As transactional politicians, they had looked forward to their continued stay in the senate so as to hold-on to huge material benefits accorded Nigeria’s federal legislators whose individual remuneration surpasses that of the American president.
Indeed, there was nothing the president said that the senators were unaware of. For instance, the president spoke about the importance of a level-playing field, which was no longer an issue for discussion after the primaries. Besides, the senators themselves had made huge efforts to pass a bill that was tilted in their own favour but which fate frustrated.
It is also obvious that senators are too senior within the hierarchy of the party to be brought together for the president to persuade on the importance of the party’s bigger picture.
In addition, their national chairman senator Abdullahi Adamu who had earlier met with them had made a similar appeal. Could it be that they wanted to hear it from the president himself or was it that they had expected some concrete rewards or ‘approvals’ which did not happen?
Analysts who are familiar with the nature of Nigeria’s electoral system know that APC’s transactional senators had nowhere to go, otherwise they would have followed the option of other senators who defected to opposition parties to get tickets to contest the 2023 elections.
According to media reports, no less than 13 members of the Senate defected from the APC to various opposition parties. Among them were: Senate leader, Yahaya Abdullahi (Kebbi North), Adamu Aliero (Kebbi Central), Ahmad Babba-Kaita (Katsina-North), and Francis Alimikhena (Edo-North) who defected to the PDP while Dauda Jika (Bauchi-Central); Lawal Gumau (Bauchi-South), and Ibrahim Shekarau (Kano-Central) defected to NNPP.
The defections surprised no one because the superiority of personal interest over loyalty to a political party by politicians is well known. How many of the 22 senators started off in the APC?
It is to be hoped that in an attempt to placate senators who claimed to have dropped their defection plans, the APC would not overheat the polity by displacing those who won their primaries.
Already, there has been tension over the Yobe North and Akwa Ibom Northwest senatorial districts where efforts had been made to substitute some candidates. Not many in the polity have been able to comprehend how aspirants who were part of the presidential primaries held between June 6 and 8, 2022 could also have been part of the senatorial elections held earlier on May 27, 2022. Perhaps APC leaders had imagined that some winners could be persuaded to step down.
Unfortunately, the new law does not allow the old order where party supremacy was used to coerce members into submission; now a member must voluntarily withdraw in writing from the process before he or she can be replaced.
The issue of the moment now is the plan by some losers to blackmail officials of the Independent National Electoral Commission (INEC) in the attempt to illegally replace some candidates.

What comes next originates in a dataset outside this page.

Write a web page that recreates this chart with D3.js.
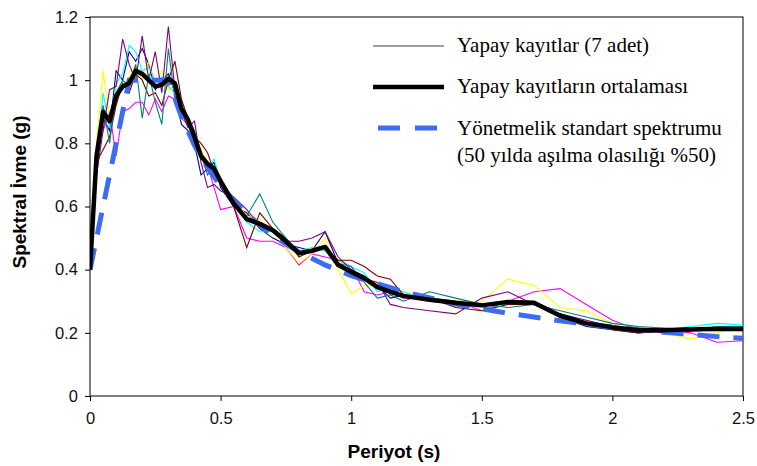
<!DOCTYPE html>
<html>
<head>
<meta charset="utf-8">
<script src="https://cdn.jsdelivr.net/npm/d3@7"></script>
<style>
  body { margin: 0; background: #fff; }
  .tick text { font-family: "Liberation Sans", Arial, sans-serif; font-size: 16.5px; fill: #111; }
</style>
</head>
<body>
<div id="graph"></div>
<script>
// periods (s)
const periods = [0, 0.025, 0.05, 0.075, 0.1, 0.125, 0.15, 0.175, 0.2, 0.225, 0.25, 0.275, 0.3, 0.325, 0.35, 0.375, 0.4, 0.425, 0.45, 0.475, 0.5,
  0.55, 0.6, 0.65, 0.7, 0.75, 0.8, 0.85, 0.9, 0.95, 1.0, 1.05, 1.1, 1.15, 1.2, 1.3, 1.4, 1.5, 1.6, 1.7, 1.8, 1.9, 2.0, 2.1, 2.2, 2.3, 2.4, 2.5];

// artificial records (7)
const rec1 = [0.40,0.72,0.88,0.84,1.03,1.00,1.09,1.06,1.10,1.05,0.97,1.00,1.02,0.96,0.86,0.84,0.80,0.70,0.72,0.74,0.66,0.60,0.58,0.53,0.50,0.48,0.47,0.46,0.52,0.42,0.40,0.38,0.35,0.31,0.32,0.31,0.30,0.29,0.30,0.29,0.25,0.22,0.21,0.20,0.205,0.21,0.21,0.21];
const rec2 = [0.40,0.78,0.84,0.90,0.76,0.90,0.91,0.93,0.93,0.89,0.94,0.90,0.95,0.94,0.88,0.86,0.80,0.76,0.73,0.66,0.59,0.60,0.50,0.49,0.49,0.47,0.415,0.45,0.44,0.43,0.41,0.33,0.32,0.33,0.31,0.31,0.30,0.27,0.30,0.33,0.34,0.29,0.24,0.21,0.21,0.20,0.17,0.175];
const rec3 = [0.40,0.80,1.03,0.88,0.97,0.98,1.01,1.05,1.00,1.06,0.99,1.03,0.97,0.99,0.92,0.88,0.83,0.78,0.74,0.71,0.67,0.63,0.57,0.56,0.52,0.47,0.42,0.45,0.50,0.40,0.325,0.35,0.36,0.34,0.33,0.31,0.30,0.30,0.37,0.35,0.28,0.27,0.23,0.22,0.20,0.18,0.20,0.22];
const rec4 = [0.40,0.74,0.96,0.85,0.99,1.02,1.11,1.09,1.03,1.04,1.00,1.01,0.98,0.96,0.90,0.87,0.78,0.76,0.72,0.75,0.68,0.62,0.55,0.52,0.52,0.49,0.46,0.47,0.46,0.43,0.41,0.39,0.33,0.345,0.33,0.30,0.29,0.29,0.29,0.30,0.25,0.23,0.22,0.21,0.21,0.22,0.23,0.225];
const rec5 = [0.40,0.70,0.84,0.97,0.98,1.13,1.05,1.00,1.14,1.00,1.09,0.96,1.17,0.97,0.90,0.85,0.87,0.74,0.66,0.67,0.65,0.63,0.59,0.54,0.52,0.49,0.49,0.50,0.52,0.44,0.40,0.37,0.36,0.29,0.28,0.27,0.26,0.31,0.33,0.29,0.26,0.24,0.22,0.21,0.20,0.205,0.21,0.21];
const rec6 = [0.40,0.74,0.78,0.82,0.92,0.99,0.96,1.02,1.00,0.95,0.96,0.92,1.00,1.06,0.94,0.88,0.82,0.80,0.77,0.71,0.67,0.60,0.47,0.58,0.53,0.50,0.44,0.46,0.47,0.43,0.43,0.41,0.38,0.37,0.32,0.31,0.28,0.27,0.29,0.29,0.26,0.23,0.21,0.20,0.21,0.21,0.215,0.21];
const rec7 = [0.40,0.76,0.92,0.80,0.96,1.00,0.98,1.05,0.88,1.02,0.93,0.86,1.10,0.94,0.92,0.88,0.84,0.77,0.70,0.73,0.68,0.60,0.57,0.64,0.55,0.50,0.45,0.46,0.47,0.42,0.41,0.36,0.31,0.32,0.30,0.33,0.31,0.29,0.28,0.29,0.27,0.25,0.23,0.22,0.215,0.21,0.22,0.22];
const records = [rec1, rec2, rec3, rec4, rec5, rec6, rec7];
const recColors = ["#000080", "#ff00ff", "#ffff00", "#00ffff", "#800080", "#800000", "#008080"];

// mean of the records
const meanVals = [0.40,0.76,0.90,0.87,0.95,0.98,0.99,1.03,1.02,1.00,0.98,0.985,1.005,0.99,0.91,0.875,0.82,0.76,0.735,0.72,0.68,0.61,0.56,0.545,0.525,0.49,0.452,0.46,0.472,0.415,0.393,0.373,0.345,0.33,0.317,0.305,0.295,0.287,0.298,0.295,0.254,0.23,0.218,0.208,0.208,0.211,0.212,0.212];

// code design spectrum
const codeT = [0, 0.15, 0.3, 0.35, 0.4, 0.45, 0.5, 0.6, 0.7, 0.8, 0.9, 1.0, 1.2, 1.4, 1.6, 1.8, 2.0, 2.2, 2.4, 2.5];
const codeVals = [0.40, 1.0, 1.0, 0.884, 0.794, 0.723, 0.665, 0.576, 0.508, 0.456, 0.415, 0.381, 0.330, 0.291, 0.262, 0.238, 0.218, 0.202, 0.188, 0.183];

const xTicks = [0, 0.5, 1, 1.5, 2, 2.5];
const yTicks = [0, 0.2, 0.4, 0.6, 0.8, 1, 1.2];

const legendLabels = ["Yapay kayıtlar (7 adet)", "Yapay kayıtların ortalaması",
  "Yönetmelik standart spektrumu", "(50 yılda aşılma olasılığı %50)"];

const w = 757, h = 466;
const margin = {top: 17, right: 14, bottom: 70, left: 90};
const innerWidth = w - margin.left - margin.right;
const innerHeight = h - margin.top - margin.bottom;

const svg = d3.select("#graph").append("svg")
  .attr("width", w)
  .attr("height", h);

const xScale = d3.scaleLinear().domain([0, 2.5]).range([0, innerWidth]);
const yScale = d3.scaleLinear().domain([0, 1.2]).range([innerHeight, 0]);

const g = svg.append("g").attr("transform", `translate(${margin.left},${margin.top})`);

// frame
g.append("rect")
  .attr("width", innerWidth).attr("height", innerHeight)
  .attr("fill", "none").attr("stroke", "#000").attr("stroke-width", 1);

// axes
g.append("g")
  .attr("transform", `translate(0,${innerHeight})`)
  .call(d3.axisBottom(xScale).tickValues(xTicks).tickSize(5).tickPadding(11).tickFormat(d3.format("")))
  .call(a => a.select(".domain").remove());

g.append("g")
  .call(d3.axisLeft(yScale).tickValues(yTicks).tickSize(5).tickPadding(7).tickFormat(d3.format("")))
  .call(a => a.select(".domain").remove());

const line = d3.line()
  .x(d => xScale(d[0]))
  .y(d => yScale(d[1]));

svg.append("clipPath").attr("id", "clip")
  .append("rect").attr("width", innerWidth).attr("height", innerHeight);

const plot = g.append("g").attr("clip-path", "url(#clip)");

records.forEach((rec, i) => {
  plot.append("path")
    .attr("d", line(periods.map((t, j) => [t, rec[j]])))
    .attr("fill", "none")
    .attr("stroke", recColors[i])
    .attr("stroke-width", 1.1);
});

plot.append("path")
  .attr("d", line(codeT.map((t, j) => [t, codeVals[j]])))
  .attr("fill", "none")
  .attr("stroke", "#3d6cf2")
  .attr("stroke-width", 5)
  .attr("stroke-dasharray", "22,14");

plot.append("path")
  .attr("d", line(periods.map((t, j) => [t, meanVals[j]])))
  .attr("fill", "none")
  .attr("stroke", "#000")
  .attr("stroke-width", 4.5)
  .attr("stroke-linejoin", "round");

// axis titles
svg.append("text")
  .attr("x", 394)
  .attr("y", 458)
  .attr("text-anchor", "middle")
  .style("font-family", "Liberation Sans, Arial, sans-serif")
  .style("font-weight", "bold")
  .style("font-size", "19px")
  .text("Periyot (s)");

svg.append("text")
  .attr("transform", "translate(26,192) rotate(-90)")
  .attr("text-anchor", "middle")
  .style("font-family", "Liberation Sans, Arial, sans-serif")
  .style("font-weight", "bold")
  .style("font-size", "19px")
  .text("Spektral İvme (g)");

// legend
const leg = svg.append("g").style("font-family", "Liberation Serif, Times New Roman, serif").style("font-size", "21px");
leg.append("line").attr("x1", 373).attr("x2", 444).attr("y1", 46).attr("y2", 46)
  .attr("stroke", "#808080").attr("stroke-width", 1.3);
leg.append("line").attr("x1", 373).attr("x2", 444).attr("y1", 87).attr("y2", 87)
  .attr("stroke", "#000").attr("stroke-width", 4.5);
leg.append("line").attr("x1", 378).attr("x2", 437).attr("y1", 128).attr("y2", 128)
  .attr("stroke", "#3d6cf2").attr("stroke-width", 5).attr("stroke-dasharray", "22,15");
leg.append("text").attr("x", 457).attr("y", 52).text(legendLabels[0]);
leg.append("text").attr("x", 457).attr("y", 93).text(legendLabels[1]);
leg.append("text").attr("x", 457).attr("y", 135).text(legendLabels[2]);
leg.append("text").attr("x", 457).attr("y", 162).text(legendLabels[3]);
</script>
</body>
</html>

Aides and lawyers of the privileged candidates are now busy accusing some electoral officials of partisanship. In the Akwa Ibom case, it has been argued that the resident electoral commissioner deliberately went to the wrong venue of the repeat primaries.
They forgot that he was in that same ‘wrong’ venue with the state commissioner of police. Was the latter also partisan? Again, the nation is yet to know the infraction that necessitated a repeat primary election. Instead, great efforts have been made to educate the public on the importance of party supremacy and how primary elections are the internal affairs of a political party.
This is simplistic because it forgets that Nigeria’s failed elections in the past were largely caused by poor internal democracy processes which now required INEC to ensure that the conduct of primaries follows extant rules.
There is also the viewpoint that a resident electoral commissioner (REC) is not a member of INEC but just an INEC representative in a state and that only INEC’s determination is valid. We are also told that it is only the judiciary and not INEC that has power to reject a party nomination.
This is a smart legal argument that has always been used to weaken our societal institutions by those who often claim that when elected to power they would strengthen societal institutions.
In other parts of the world, administrative bodies are empowered to act while courts can review how such bodies exercise their powers.
In Nigeria, politicians prefer to have public agencies that have no powers or discretion but mere on-lookers. Such an approach had in the past over-burdened the judiciary leading to the type of judgement in which a governorship candidate declared by our supreme court as winner of an election had more votes than available voters.
How can INEC which monitored primaries accept submissions that are made to her which contradict the results of the primaries she monitored?
As we prepare for the 2023 general elections it is time to appeal to our politicians that it is not only those that previously won primaries or general elections that would continue to be victorious in fresh political contestations.
Whenever a candidate loses an election, he or she should recognize that someone has to be in the opposition for democracy to grow. It is the role of the opposition to create a shadow cabinet that would keep the government in power in check.
The transactional approach of always wanting to be in government can lead to a one-party state which is not different from dictatorship.
It is worse when those in power manipulate elections so as to remain in power. INEC, must never allow politicians whose only focus is to remain in power by all means to divide its ranks because such politicians are only political traders and nothing more.